▶ [PROBLEM DETAILS]: Filter the data for lines with the word "this", then copy every line so identified.

▶ [EXTRACTED MATERIAL]:

= = = =

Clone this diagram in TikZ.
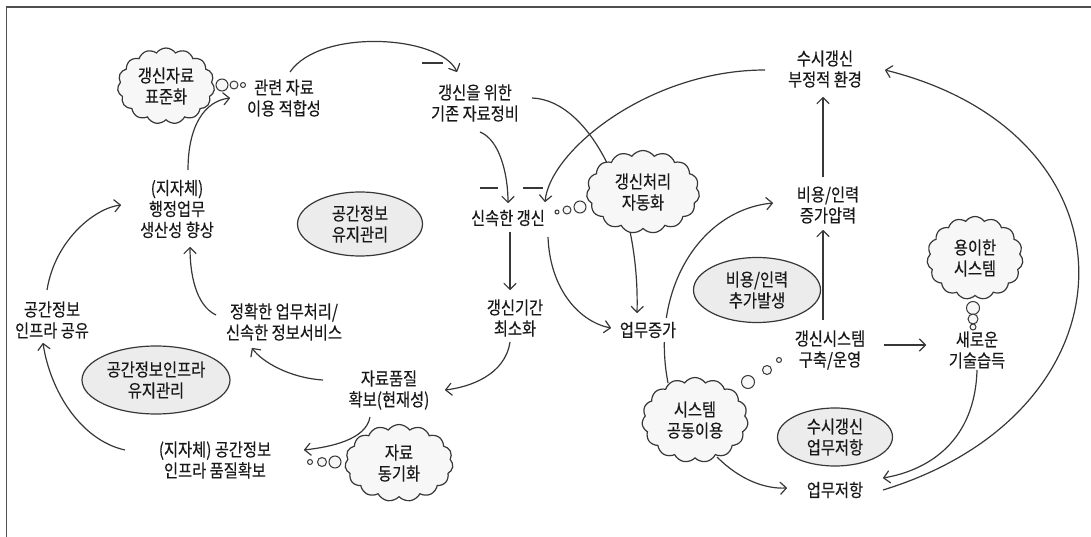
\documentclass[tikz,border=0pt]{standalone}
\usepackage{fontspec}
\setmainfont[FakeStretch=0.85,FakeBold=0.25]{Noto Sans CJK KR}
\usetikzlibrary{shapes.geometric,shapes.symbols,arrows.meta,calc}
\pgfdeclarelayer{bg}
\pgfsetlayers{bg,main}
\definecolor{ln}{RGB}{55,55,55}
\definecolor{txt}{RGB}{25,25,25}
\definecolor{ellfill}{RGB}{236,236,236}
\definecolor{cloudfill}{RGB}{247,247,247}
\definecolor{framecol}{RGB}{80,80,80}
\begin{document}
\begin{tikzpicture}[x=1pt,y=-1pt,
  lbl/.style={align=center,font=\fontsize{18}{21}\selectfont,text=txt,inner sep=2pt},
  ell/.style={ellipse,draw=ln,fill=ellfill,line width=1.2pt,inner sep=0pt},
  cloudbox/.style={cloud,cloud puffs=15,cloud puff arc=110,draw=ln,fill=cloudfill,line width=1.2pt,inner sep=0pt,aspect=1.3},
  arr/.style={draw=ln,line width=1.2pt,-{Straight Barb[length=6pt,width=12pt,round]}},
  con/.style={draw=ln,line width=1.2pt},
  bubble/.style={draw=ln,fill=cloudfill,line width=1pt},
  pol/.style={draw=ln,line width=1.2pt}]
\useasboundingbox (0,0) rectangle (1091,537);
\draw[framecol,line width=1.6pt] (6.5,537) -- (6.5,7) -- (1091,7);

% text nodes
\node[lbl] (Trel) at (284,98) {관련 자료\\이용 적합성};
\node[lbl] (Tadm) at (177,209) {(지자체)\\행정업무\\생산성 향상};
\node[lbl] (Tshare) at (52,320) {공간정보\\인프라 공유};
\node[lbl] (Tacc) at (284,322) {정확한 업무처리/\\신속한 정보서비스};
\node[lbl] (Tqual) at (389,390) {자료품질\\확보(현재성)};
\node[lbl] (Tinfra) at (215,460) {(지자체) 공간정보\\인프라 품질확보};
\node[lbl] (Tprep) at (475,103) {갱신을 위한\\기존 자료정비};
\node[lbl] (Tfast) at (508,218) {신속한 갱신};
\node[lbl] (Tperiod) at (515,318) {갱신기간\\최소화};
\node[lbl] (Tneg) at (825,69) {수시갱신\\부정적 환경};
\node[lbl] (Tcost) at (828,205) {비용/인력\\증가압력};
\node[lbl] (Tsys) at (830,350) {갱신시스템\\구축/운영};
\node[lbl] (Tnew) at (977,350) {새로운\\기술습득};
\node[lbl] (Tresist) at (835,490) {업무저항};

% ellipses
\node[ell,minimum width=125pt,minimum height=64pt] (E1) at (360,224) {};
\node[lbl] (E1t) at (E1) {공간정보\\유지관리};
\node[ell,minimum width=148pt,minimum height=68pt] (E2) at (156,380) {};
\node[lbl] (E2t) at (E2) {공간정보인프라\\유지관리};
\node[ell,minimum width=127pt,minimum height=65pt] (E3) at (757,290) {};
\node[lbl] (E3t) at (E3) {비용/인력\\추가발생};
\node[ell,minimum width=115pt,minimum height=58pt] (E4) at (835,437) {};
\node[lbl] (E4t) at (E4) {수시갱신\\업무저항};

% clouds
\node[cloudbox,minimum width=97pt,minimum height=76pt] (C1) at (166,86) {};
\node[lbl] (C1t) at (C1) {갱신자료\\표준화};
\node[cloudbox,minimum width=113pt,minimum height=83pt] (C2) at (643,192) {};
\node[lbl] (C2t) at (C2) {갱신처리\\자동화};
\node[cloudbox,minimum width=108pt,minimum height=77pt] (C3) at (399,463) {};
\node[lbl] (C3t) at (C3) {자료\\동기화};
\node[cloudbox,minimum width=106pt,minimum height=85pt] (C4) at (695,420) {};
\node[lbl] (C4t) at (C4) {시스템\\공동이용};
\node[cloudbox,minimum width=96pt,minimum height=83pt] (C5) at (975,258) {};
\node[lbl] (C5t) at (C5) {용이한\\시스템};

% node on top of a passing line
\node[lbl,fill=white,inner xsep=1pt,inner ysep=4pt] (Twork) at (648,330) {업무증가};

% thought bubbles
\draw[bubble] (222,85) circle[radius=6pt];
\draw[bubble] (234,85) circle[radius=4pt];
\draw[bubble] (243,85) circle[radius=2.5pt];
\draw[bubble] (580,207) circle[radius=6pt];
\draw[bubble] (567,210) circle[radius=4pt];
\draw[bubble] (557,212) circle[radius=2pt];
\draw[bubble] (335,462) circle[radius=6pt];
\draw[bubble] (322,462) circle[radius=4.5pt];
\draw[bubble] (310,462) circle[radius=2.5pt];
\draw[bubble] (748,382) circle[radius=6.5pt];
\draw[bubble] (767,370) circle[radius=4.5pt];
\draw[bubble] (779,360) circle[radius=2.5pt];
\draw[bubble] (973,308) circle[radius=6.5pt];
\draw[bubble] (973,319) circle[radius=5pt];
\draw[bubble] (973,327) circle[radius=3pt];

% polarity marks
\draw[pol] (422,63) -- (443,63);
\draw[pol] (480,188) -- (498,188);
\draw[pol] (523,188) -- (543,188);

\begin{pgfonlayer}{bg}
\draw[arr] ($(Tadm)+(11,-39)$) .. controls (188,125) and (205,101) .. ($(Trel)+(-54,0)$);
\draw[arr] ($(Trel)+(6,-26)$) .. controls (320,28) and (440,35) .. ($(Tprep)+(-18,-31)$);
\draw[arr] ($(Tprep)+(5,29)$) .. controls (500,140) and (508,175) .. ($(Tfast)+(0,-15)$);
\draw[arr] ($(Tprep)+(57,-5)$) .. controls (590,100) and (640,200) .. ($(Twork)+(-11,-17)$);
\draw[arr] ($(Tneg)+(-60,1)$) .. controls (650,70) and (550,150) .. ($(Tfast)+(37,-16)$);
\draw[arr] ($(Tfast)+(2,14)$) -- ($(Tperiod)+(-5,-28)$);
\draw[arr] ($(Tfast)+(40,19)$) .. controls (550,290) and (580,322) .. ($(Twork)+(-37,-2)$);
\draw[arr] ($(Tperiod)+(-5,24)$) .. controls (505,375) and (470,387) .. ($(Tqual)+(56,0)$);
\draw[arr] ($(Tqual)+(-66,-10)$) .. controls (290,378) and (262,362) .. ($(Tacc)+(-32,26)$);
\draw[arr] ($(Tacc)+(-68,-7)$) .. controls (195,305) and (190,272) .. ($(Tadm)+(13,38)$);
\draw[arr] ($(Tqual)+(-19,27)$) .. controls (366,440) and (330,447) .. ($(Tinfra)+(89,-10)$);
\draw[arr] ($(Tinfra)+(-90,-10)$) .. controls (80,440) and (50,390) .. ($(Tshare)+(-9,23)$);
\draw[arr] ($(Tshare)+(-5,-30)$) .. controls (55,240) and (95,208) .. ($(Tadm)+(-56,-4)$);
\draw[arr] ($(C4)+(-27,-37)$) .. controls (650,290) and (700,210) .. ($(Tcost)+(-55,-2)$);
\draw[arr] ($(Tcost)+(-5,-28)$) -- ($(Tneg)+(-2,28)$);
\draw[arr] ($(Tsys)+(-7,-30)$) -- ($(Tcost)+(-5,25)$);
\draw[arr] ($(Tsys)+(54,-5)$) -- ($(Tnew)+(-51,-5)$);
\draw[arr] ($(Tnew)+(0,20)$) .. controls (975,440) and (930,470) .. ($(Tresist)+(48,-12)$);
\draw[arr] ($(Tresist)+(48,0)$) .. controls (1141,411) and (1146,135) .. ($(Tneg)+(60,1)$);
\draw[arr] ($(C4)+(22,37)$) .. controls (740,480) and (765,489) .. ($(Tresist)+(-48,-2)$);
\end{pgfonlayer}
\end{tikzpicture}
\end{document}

= = = =

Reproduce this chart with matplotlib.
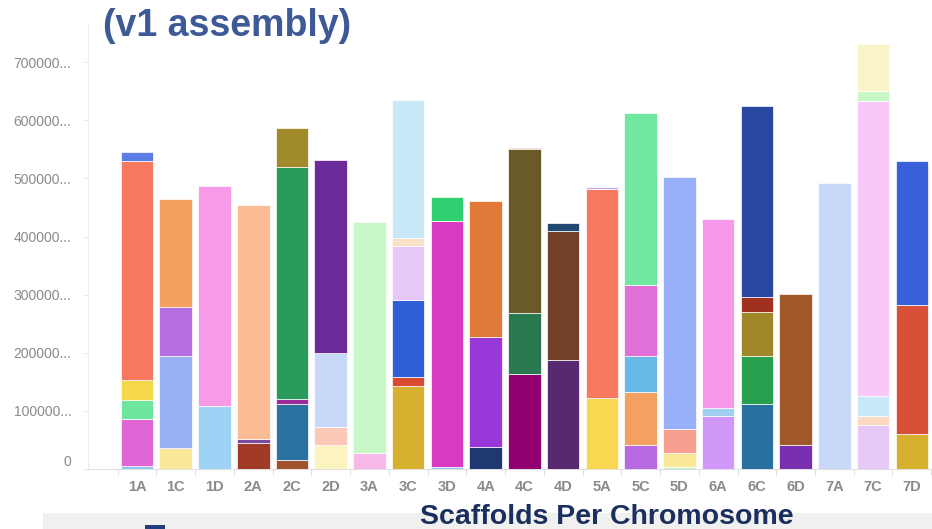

= = = =

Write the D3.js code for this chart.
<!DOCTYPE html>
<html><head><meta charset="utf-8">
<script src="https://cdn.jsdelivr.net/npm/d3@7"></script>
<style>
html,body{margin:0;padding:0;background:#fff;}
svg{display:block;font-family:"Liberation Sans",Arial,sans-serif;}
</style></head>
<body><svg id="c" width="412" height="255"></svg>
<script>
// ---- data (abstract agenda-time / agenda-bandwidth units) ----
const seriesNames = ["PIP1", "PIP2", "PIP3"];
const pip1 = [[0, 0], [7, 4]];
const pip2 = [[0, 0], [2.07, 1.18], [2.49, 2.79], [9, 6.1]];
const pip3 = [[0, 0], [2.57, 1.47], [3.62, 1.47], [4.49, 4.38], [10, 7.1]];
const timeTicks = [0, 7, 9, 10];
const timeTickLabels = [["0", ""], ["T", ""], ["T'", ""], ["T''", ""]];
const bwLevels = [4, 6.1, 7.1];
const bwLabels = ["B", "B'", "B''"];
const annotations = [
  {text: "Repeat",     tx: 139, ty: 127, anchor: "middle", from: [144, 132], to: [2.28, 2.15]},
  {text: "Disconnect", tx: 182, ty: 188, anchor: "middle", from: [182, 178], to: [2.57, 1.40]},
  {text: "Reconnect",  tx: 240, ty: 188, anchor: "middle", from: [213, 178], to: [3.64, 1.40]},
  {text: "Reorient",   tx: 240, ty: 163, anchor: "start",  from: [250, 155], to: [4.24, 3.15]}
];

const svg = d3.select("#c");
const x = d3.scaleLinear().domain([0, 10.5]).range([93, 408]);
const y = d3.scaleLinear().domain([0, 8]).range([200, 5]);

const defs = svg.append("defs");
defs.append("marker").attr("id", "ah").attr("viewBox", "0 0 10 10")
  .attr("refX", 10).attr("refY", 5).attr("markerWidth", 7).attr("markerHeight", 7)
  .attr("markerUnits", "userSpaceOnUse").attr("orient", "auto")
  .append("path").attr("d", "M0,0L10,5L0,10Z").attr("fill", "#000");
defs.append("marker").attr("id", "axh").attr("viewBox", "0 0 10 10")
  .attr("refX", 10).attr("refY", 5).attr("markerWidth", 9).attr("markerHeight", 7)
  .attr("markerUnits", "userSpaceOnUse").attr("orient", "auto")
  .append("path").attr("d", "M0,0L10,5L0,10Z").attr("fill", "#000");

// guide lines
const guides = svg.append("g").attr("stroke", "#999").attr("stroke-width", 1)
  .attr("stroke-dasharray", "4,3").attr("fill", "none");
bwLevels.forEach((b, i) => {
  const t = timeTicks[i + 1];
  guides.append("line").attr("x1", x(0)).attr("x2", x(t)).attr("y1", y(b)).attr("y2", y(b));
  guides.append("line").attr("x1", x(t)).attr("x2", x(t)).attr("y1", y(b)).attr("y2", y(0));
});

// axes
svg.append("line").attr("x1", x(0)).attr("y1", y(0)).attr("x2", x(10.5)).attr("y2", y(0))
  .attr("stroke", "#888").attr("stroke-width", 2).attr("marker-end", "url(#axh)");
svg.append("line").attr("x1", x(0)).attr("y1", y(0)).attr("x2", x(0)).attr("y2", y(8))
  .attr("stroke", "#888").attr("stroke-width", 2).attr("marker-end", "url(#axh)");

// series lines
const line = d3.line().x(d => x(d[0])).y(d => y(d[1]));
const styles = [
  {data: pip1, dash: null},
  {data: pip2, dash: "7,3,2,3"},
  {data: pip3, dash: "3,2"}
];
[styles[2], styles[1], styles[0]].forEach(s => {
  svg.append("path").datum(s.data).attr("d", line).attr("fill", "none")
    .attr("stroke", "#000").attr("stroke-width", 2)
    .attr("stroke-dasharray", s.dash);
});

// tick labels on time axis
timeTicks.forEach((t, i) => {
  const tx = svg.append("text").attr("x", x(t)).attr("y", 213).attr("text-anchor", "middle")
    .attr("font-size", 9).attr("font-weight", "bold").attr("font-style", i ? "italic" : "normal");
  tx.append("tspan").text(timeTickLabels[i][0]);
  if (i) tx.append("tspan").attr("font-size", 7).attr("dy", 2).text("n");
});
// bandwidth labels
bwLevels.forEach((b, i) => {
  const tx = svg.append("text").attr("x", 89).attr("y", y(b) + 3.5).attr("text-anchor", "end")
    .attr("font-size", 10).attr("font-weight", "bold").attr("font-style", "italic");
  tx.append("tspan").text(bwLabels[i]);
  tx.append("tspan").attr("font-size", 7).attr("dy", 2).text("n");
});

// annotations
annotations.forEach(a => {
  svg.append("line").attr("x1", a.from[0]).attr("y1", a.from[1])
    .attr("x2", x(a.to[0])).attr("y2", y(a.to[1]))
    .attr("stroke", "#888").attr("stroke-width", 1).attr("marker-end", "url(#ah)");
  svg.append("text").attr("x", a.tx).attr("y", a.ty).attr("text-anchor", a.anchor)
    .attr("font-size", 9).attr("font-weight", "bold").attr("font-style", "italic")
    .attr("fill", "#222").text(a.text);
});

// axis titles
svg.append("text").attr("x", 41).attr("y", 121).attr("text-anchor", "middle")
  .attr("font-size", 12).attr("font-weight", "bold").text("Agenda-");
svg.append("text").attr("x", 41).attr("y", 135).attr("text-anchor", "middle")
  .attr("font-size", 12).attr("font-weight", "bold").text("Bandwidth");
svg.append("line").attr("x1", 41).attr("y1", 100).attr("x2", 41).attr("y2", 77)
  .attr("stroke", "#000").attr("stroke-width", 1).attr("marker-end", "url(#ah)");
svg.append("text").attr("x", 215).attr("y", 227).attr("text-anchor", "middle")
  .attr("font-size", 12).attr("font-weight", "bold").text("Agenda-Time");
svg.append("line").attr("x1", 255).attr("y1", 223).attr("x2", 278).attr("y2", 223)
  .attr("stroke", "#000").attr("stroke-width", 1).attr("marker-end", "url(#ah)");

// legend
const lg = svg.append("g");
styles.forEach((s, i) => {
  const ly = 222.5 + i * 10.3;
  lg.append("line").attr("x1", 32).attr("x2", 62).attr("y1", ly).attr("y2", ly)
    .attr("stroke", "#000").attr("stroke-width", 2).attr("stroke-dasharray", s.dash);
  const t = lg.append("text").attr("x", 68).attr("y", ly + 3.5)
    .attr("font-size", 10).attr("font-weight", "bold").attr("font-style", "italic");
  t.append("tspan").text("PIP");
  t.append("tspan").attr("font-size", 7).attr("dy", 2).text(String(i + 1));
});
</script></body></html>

= = = =

▶ [EXERCISE RESULT]:
Clone this diagram in TikZ.
Reproduce this chart with matplotlib.
Write the D3.js code for this chart.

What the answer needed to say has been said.